» What you should do: Without the pictures, output the lines of the material from the very first through the one that holds "const zip3 = (a, b, c)".

##### Data block

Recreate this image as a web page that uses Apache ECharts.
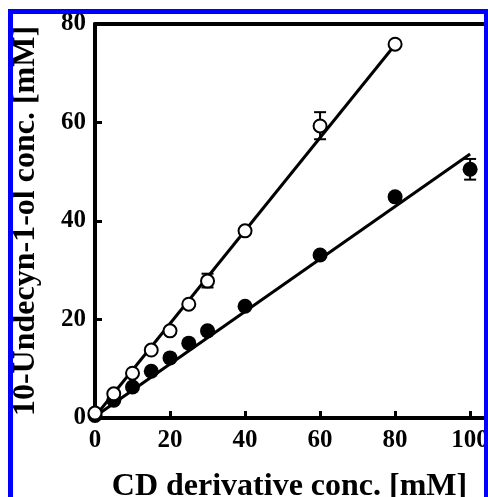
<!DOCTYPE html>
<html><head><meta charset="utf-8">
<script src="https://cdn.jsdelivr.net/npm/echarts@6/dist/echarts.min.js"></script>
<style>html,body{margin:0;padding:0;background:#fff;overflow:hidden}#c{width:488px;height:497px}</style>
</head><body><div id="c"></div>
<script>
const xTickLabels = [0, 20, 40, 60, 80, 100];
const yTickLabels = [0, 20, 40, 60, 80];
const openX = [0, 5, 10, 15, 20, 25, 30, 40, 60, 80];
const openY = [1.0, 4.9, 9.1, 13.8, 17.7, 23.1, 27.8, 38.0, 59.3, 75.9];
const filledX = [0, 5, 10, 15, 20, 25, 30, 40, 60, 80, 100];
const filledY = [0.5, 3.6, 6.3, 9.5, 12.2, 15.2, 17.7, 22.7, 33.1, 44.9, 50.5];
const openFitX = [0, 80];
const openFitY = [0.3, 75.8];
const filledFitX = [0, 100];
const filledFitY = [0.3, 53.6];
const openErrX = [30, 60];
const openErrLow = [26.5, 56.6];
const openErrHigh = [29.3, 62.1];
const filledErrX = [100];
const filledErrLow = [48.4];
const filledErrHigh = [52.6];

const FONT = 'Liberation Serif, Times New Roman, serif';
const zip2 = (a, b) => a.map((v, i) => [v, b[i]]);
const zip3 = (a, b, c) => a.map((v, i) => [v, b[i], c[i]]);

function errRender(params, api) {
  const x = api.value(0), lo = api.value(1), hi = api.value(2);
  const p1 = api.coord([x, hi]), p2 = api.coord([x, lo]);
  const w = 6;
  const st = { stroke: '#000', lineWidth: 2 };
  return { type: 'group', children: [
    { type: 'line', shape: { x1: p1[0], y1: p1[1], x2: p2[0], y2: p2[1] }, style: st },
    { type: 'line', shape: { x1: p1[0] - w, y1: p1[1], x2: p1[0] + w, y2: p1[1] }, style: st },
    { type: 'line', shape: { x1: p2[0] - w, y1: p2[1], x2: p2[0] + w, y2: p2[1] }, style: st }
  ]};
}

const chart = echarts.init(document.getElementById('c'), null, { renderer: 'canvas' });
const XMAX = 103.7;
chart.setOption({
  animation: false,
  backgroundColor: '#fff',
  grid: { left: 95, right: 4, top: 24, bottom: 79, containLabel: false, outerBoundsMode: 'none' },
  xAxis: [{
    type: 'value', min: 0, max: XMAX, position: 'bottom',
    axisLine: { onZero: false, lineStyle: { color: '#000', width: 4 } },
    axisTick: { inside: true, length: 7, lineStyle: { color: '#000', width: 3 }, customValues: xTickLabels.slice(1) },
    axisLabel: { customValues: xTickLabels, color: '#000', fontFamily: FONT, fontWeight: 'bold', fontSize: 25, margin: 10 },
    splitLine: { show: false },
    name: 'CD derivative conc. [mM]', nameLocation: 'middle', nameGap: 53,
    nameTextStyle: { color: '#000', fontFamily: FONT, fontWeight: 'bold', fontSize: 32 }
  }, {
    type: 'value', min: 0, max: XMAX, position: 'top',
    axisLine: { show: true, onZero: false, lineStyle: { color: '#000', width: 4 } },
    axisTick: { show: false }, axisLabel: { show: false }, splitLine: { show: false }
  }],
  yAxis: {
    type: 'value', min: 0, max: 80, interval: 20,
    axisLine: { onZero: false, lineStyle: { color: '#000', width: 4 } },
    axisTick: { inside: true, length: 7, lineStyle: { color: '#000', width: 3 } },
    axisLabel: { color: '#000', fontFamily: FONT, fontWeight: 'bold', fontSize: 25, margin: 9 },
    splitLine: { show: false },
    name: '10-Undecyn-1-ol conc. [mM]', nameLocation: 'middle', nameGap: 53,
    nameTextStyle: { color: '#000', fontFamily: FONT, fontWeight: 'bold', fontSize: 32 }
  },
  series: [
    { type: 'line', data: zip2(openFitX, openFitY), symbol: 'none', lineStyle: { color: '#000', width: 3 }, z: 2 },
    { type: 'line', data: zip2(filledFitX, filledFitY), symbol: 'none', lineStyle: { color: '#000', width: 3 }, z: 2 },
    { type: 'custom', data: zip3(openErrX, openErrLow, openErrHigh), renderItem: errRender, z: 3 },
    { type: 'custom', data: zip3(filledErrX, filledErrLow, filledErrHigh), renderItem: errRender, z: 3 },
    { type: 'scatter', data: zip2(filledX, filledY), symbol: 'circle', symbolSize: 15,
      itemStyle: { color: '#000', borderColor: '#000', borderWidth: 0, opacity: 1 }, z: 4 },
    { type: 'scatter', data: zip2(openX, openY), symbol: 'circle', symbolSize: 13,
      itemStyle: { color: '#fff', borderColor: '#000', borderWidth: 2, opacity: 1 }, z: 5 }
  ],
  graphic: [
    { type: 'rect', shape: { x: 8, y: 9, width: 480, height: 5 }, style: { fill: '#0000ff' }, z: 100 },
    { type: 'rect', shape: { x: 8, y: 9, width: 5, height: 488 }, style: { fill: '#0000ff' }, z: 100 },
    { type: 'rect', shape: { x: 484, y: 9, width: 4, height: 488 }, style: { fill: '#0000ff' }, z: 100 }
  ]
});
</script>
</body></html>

##########

» Solution to this problem:
Recreate this image as a web page that uses Apache ECharts.
<!DOCTYPE html>
<html><head><meta charset="utf-8">
<script src="https://cdn.jsdelivr.net/npm/echarts@6/dist/echarts.min.js"></script>
<style>html,body{margin:0;padding:0;background:#fff;overflow:hidden}#c{width:488px;height:497px}</style>
</head><body><div id="c"></div>
<script>
const xTickLabels = [0, 20, 40, 60, 80, 100];
const yTickLabels = [0, 20, 40, 60, 80];
const openX = [0, 5, 10, 15, 20, 25, 30, 40, 60, 80];
const openY = [1.0, 4.9, 9.1, 13.8, 17.7, 23.1, 27.8, 38.0, 59.3, 75.9];
const filledX = [0, 5, 10, 15, 20, 25, 30, 40, 60, 80, 100];
const filledY = [0.5, 3.6, 6.3, 9.5, 12.2, 15.2, 17.7, 22.7, 33.1, 44.9, 50.5];
const openFitX = [0, 80];
const openFitY = [0.3, 75.8];
const filledFitX = [0, 100];
const filledFitY = [0.3, 53.6];
const openErrX = [30, 60];
const openErrLow = [26.5, 56.6];
const openErrHigh = [29.3, 62.1];
const filledErrX = [100];
const filledErrLow = [48.4];
const filledErrHigh = [52.6];

const FONT = 'Liberation Serif, Times New Roman, serif';
const zip2 = (a, b) => a.map((v, i) => [v, b[i]]);
const zip3 = (a, b, c) => a.map((v, i) => [v, b[i], c[i]]);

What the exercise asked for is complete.